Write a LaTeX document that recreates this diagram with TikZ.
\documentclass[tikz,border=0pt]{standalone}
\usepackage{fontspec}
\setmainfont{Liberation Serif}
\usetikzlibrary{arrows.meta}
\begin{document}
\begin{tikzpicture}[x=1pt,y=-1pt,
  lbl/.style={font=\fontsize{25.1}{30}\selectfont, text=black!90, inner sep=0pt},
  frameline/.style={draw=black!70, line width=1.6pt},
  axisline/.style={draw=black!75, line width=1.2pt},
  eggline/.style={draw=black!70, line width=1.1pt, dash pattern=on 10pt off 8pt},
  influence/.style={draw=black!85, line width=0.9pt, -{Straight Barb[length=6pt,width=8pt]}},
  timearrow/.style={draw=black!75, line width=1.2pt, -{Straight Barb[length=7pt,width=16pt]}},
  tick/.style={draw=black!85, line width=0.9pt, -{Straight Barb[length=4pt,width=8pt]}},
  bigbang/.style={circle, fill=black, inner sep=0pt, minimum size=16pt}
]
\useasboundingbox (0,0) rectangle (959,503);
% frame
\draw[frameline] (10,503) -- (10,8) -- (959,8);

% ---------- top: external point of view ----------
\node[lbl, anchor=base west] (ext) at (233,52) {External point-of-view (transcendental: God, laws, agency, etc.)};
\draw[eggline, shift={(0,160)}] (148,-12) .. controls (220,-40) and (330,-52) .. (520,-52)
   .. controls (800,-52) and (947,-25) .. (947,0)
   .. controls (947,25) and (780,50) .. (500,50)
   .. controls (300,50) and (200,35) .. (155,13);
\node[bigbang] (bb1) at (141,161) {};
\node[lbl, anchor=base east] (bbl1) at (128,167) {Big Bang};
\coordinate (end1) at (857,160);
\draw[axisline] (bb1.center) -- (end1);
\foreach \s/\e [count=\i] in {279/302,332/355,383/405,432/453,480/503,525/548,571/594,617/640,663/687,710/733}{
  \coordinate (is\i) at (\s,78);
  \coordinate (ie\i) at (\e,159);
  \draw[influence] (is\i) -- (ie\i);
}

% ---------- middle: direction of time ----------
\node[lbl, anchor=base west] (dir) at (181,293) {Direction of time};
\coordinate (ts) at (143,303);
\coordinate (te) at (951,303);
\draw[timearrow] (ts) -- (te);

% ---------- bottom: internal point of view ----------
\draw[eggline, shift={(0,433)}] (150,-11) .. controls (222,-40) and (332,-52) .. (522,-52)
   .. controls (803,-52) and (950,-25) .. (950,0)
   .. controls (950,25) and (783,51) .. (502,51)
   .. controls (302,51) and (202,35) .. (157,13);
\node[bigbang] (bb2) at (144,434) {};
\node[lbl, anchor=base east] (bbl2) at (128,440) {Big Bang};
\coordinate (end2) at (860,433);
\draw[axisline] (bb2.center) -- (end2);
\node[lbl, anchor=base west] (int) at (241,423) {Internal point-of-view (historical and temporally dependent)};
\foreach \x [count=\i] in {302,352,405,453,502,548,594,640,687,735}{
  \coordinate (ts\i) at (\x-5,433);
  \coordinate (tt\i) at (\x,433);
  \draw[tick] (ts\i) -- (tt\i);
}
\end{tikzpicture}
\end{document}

+ + + + + + +

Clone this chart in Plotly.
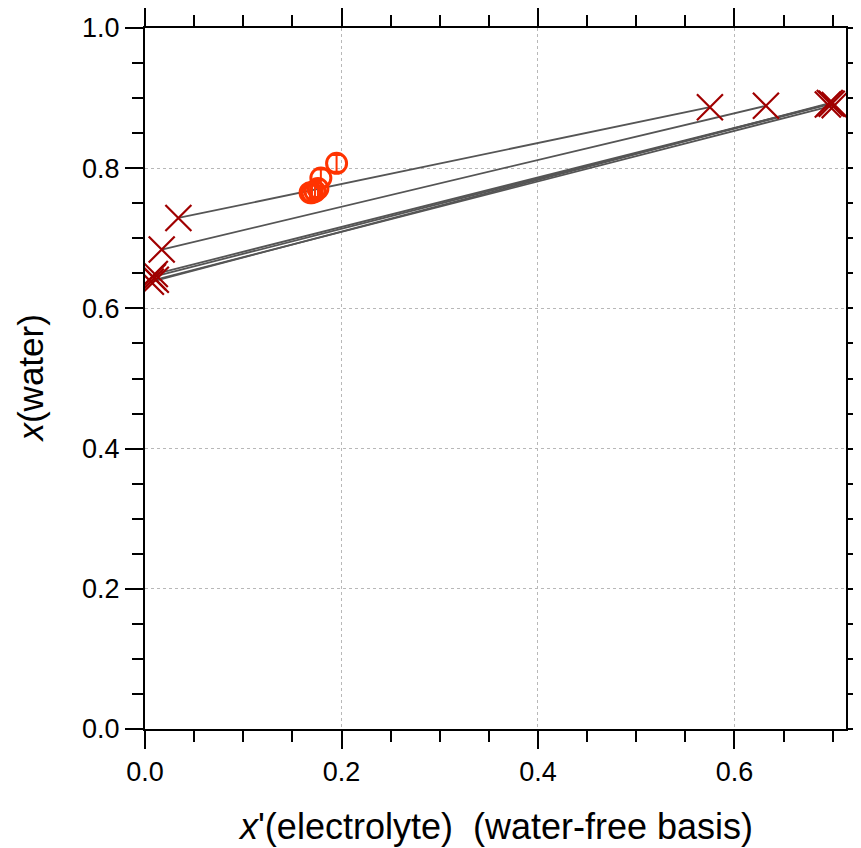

+ + + + + + +

● **Exercise directions**
Extract, word for word, the line containing "Write a LaTeX", the line containing "(10,8) -- (959,8);", and every line between them.

● **Task result**
Write a LaTeX document that recreates this diagram with TikZ.
\documentclass[tikz,border=0pt]{standalone}
\usepackage{fontspec}
\setmainfont{Liberation Serif}
\usetikzlibrary{arrows.meta}
\begin{document}
\begin{tikzpicture}[x=1pt,y=-1pt,
  lbl/.style={font=\fontsize{25.1}{30}\selectfont, text=black!90, inner sep=0pt},
  frameline/.style={draw=black!70, line width=1.6pt},
  axisline/.style={draw=black!75, line width=1.2pt},
  eggline/.style={draw=black!70, line width=1.1pt, dash pattern=on 10pt off 8pt},
  influence/.style={draw=black!85, line width=0.9pt, -{Straight Barb[length=6pt,width=8pt]}},
  timearrow/.style={draw=black!75, line width=1.2pt, -{Straight Barb[length=7pt,width=16pt]}},
  tick/.style={draw=black!85, line width=0.9pt, -{Straight Barb[length=4pt,width=8pt]}},
  bigbang/.style={circle, fill=black, inner sep=0pt, minimum size=16pt}
]
\useasboundingbox (0,0) rectangle (959,503);
% frame
\draw[frameline] (10,503) -- (10,8) -- (959,8);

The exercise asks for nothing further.